▶ _YOUR TASK_: Keep the images out and copy every entry below exactly.

▶ _INFORMATION SUPPLIED_:

---+---

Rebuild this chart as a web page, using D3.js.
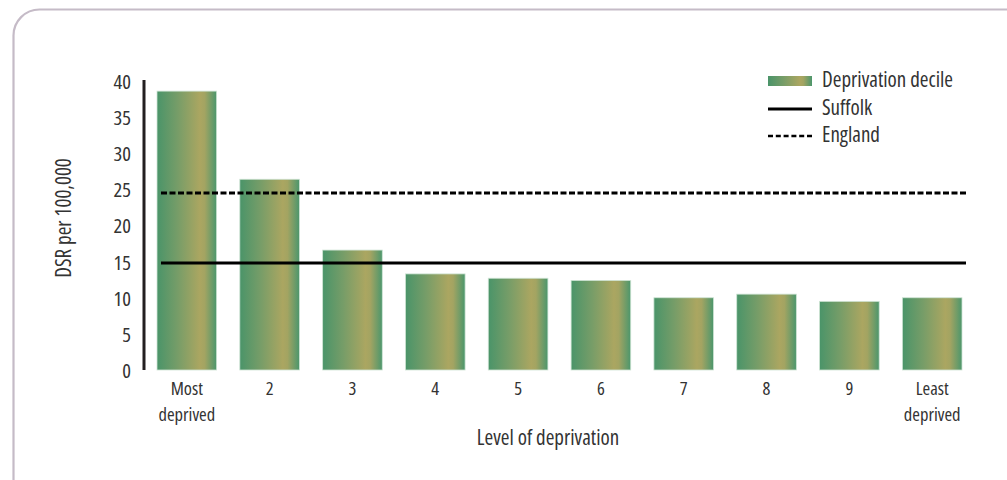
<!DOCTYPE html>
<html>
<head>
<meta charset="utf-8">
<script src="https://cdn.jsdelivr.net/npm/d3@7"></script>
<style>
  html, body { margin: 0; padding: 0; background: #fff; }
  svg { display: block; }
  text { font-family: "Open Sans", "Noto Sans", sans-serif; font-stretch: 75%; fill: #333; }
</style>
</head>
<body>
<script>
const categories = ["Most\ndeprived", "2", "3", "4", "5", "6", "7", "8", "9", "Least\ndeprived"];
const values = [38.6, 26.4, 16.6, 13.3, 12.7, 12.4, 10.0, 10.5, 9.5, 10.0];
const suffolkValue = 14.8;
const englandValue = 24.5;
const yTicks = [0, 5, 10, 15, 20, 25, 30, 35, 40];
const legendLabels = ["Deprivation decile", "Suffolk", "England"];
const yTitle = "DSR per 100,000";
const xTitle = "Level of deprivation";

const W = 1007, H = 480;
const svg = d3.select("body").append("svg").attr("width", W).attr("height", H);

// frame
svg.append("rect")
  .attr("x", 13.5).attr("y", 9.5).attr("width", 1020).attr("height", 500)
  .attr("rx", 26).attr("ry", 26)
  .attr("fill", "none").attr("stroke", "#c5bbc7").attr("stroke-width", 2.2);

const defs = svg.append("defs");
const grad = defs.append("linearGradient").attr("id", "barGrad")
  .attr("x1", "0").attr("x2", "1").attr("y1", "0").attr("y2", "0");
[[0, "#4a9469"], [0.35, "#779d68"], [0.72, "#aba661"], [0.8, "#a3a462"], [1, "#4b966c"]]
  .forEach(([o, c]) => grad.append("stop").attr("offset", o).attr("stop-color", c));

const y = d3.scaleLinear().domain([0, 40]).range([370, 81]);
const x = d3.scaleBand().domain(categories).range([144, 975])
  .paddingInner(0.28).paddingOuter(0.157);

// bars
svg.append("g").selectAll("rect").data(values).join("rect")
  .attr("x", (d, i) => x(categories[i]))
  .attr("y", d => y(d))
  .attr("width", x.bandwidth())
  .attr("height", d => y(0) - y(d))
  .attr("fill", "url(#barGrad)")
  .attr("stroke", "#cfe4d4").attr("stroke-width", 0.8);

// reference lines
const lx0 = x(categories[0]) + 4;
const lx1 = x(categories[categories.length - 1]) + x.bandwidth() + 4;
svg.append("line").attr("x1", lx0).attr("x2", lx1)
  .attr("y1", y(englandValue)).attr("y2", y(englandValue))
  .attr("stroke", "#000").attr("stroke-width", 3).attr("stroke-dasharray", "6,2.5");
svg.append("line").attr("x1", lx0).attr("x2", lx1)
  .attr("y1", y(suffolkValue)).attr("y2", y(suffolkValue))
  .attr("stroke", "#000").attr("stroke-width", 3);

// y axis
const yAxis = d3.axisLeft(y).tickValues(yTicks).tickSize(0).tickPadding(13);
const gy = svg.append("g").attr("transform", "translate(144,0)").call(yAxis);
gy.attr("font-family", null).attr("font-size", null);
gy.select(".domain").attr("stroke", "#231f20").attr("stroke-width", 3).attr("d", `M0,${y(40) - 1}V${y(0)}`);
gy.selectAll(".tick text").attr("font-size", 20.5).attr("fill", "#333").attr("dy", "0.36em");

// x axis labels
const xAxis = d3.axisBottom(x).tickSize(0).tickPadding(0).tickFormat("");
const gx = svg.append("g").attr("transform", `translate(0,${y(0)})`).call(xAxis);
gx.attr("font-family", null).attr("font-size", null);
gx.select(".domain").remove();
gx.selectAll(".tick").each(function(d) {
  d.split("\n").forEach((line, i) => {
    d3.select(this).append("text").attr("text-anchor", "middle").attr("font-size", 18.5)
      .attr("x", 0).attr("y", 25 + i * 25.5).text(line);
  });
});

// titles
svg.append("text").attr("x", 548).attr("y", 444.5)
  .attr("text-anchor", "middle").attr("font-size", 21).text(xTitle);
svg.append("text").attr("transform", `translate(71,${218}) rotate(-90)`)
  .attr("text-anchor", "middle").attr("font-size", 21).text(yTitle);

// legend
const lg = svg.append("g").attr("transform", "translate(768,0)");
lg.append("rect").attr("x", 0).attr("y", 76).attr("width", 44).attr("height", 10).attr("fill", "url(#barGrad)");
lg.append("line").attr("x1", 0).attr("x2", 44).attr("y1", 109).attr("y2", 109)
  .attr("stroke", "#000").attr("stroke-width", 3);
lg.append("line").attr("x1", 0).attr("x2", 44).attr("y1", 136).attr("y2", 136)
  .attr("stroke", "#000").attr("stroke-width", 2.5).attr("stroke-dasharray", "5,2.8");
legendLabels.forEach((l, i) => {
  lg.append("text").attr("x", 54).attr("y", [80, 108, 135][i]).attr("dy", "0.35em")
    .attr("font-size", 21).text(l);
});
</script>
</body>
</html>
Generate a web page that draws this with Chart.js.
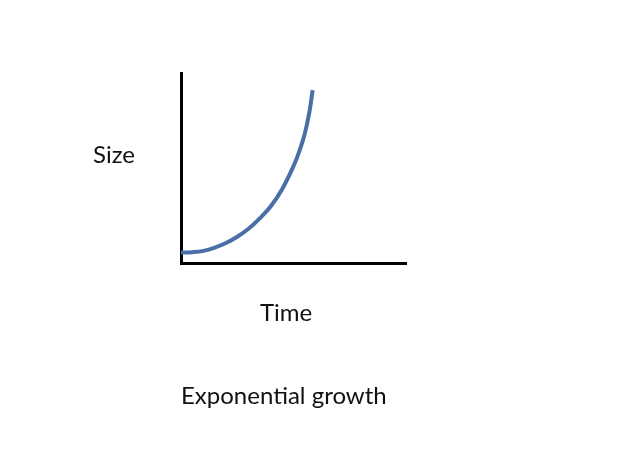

---+---

▶ _SOLUTION FOR THIS TASK_:
Rebuild this chart as a web page, using D3.js.
<!DOCTYPE html>
<html>
<head>
<meta charset="utf-8">
<script src="https://cdn.jsdelivr.net/npm/d3@7"></script>
<style>
  html, body { margin: 0; padding: 0; background: #fff; }
  svg { display: block; }
  text { font-family: "Open Sans", "Noto Sans", sans-serif; font-stretch: 75%; fill: #333; }
</style>
</head>
<body>
<script>
const categories = ["Most\ndeprived", "2", "3", "4", "5", "6", "7", "8", "9", "Least\ndeprived"];
const values = [38.6, 26.4, 16.6, 13.3, 12.7, 12.4, 10.0, 10.5, 9.5, 10.0];
const suffolkValue = 14.8;
const englandValue = 24.5;
const yTicks = [0, 5, 10, 15, 20, 25, 30, 35, 40];
const legendLabels = ["Deprivation decile", "Suffolk", "England"];
const yTitle = "DSR per 100,000";
const xTitle = "Level of deprivation";

const W = 1007, H = 480;
const svg = d3.select("body").append("svg").attr("width", W).attr("height", H);

// frame
svg.append("rect")
  .attr("x", 13.5).attr("y", 9.5).attr("width", 1020).attr("height", 500)
  .attr("rx", 26).attr("ry", 26)
  .attr("fill", "none").attr("stroke", "#c5bbc7").attr("stroke-width", 2.2);

const defs = svg.append("defs");
const grad = defs.append("linearGradient").attr("id", "barGrad")
  .attr("x1", "0").attr("x2", "1").attr("y1", "0").attr("y2", "0");
[[0, "#4a9469"], [0.35, "#779d68"], [0.72, "#aba661"], [0.8, "#a3a462"], [1, "#4b966c"]]
  .forEach(([o, c]) => grad.append("stop").attr("offset", o).attr("stop-color", c));

const y = d3.scaleLinear().domain([0, 40]).range([370, 81]);
const x = d3.scaleBand().domain(categories).range([144, 975])
  .paddingInner(0.28).paddingOuter(0.157);

// bars
svg.append("g").selectAll("rect").data(values).join("rect")
  .attr("x", (d, i) => x(categories[i]))
  .attr("y", d => y(d))
  .attr("width", x.bandwidth())
  .attr("height", d => y(0) - y(d))
  .attr("fill", "url(#barGrad)")
  .attr("stroke", "#cfe4d4").attr("stroke-width", 0.8);

// reference lines
const lx0 = x(categories[0]) + 4;
const lx1 = x(categories[categories.length - 1]) + x.bandwidth() + 4;
svg.append("line").attr("x1", lx0).attr("x2", lx1)
  .attr("y1", y(englandValue)).attr("y2", y(englandValue))
  .attr("stroke", "#000").attr("stroke-width", 3).attr("stroke-dasharray", "6,2.5");
svg.append("line").attr("x1", lx0).attr("x2", lx1)
  .attr("y1", y(suffolkValue)).attr("y2", y(suffolkValue))
  .attr("stroke", "#000").attr("stroke-width", 3);

// y axis
const yAxis = d3.axisLeft(y).tickValues(yTicks).tickSize(0).tickPadding(13);
const gy = svg.append("g").attr("transform", "translate(144,0)").call(yAxis);
gy.attr("font-family", null).attr("font-size", null);
gy.select(".domain").attr("stroke", "#231f20").attr("stroke-width", 3).attr("d", `M0,${y(40) - 1}V${y(0)}`);
gy.selectAll(".tick text").attr("font-size", 20.5).attr("fill", "#333").attr("dy", "0.36em");

// x axis labels
const xAxis = d3.axisBottom(x).tickSize(0).tickPadding(0).tickFormat("");
const gx = svg.append("g").attr("transform", `translate(0,${y(0)})`).call(xAxis);
gx.attr("font-family", null).attr("font-size", null);
gx.select(".domain").remove();
gx.selectAll(".tick").each(function(d) {
  d.split("\n").forEach((line, i) => {
    d3.select(this).append("text").attr("text-anchor", "middle").attr("font-size", 18.5)
      .attr("x", 0).attr("y", 25 + i * 25.5).text(line);
  });
});

// titles
svg.append("text").attr("x", 548).attr("y", 444.5)
  .attr("text-anchor", "middle").attr("font-size", 21).text(xTitle);
svg.append("text").attr("transform", `translate(71,${218}) rotate(-90)`)
  .attr("text-anchor", "middle").attr("font-size", 21).text(yTitle);

// legend
const lg = svg.append("g").attr("transform", "translate(768,0)");
lg.append("rect").attr("x", 0).attr("y", 76).attr("width", 44).attr("height", 10).attr("fill", "url(#barGrad)");
lg.append("line").attr("x1", 0).attr("x2", 44).attr("y1", 109).attr("y2", 109)
  .attr("stroke", "#000").attr("stroke-width", 3);
lg.append("line").attr("x1", 0).attr("x2", 44).attr("y1", 136).attr("y2", 136)
  .attr("stroke", "#000").attr("stroke-width", 2.5).attr("stroke-dasharray", "5,2.8");
legendLabels.forEach((l, i) => {
  lg.append("text").attr("x", 54).attr("y", [80, 108, 135][i]).attr("dy", "0.35em")
    .attr("font-size", 21).text(l);
});
</script>
</body>
</html>
Generate a web page that draws this with Chart.js.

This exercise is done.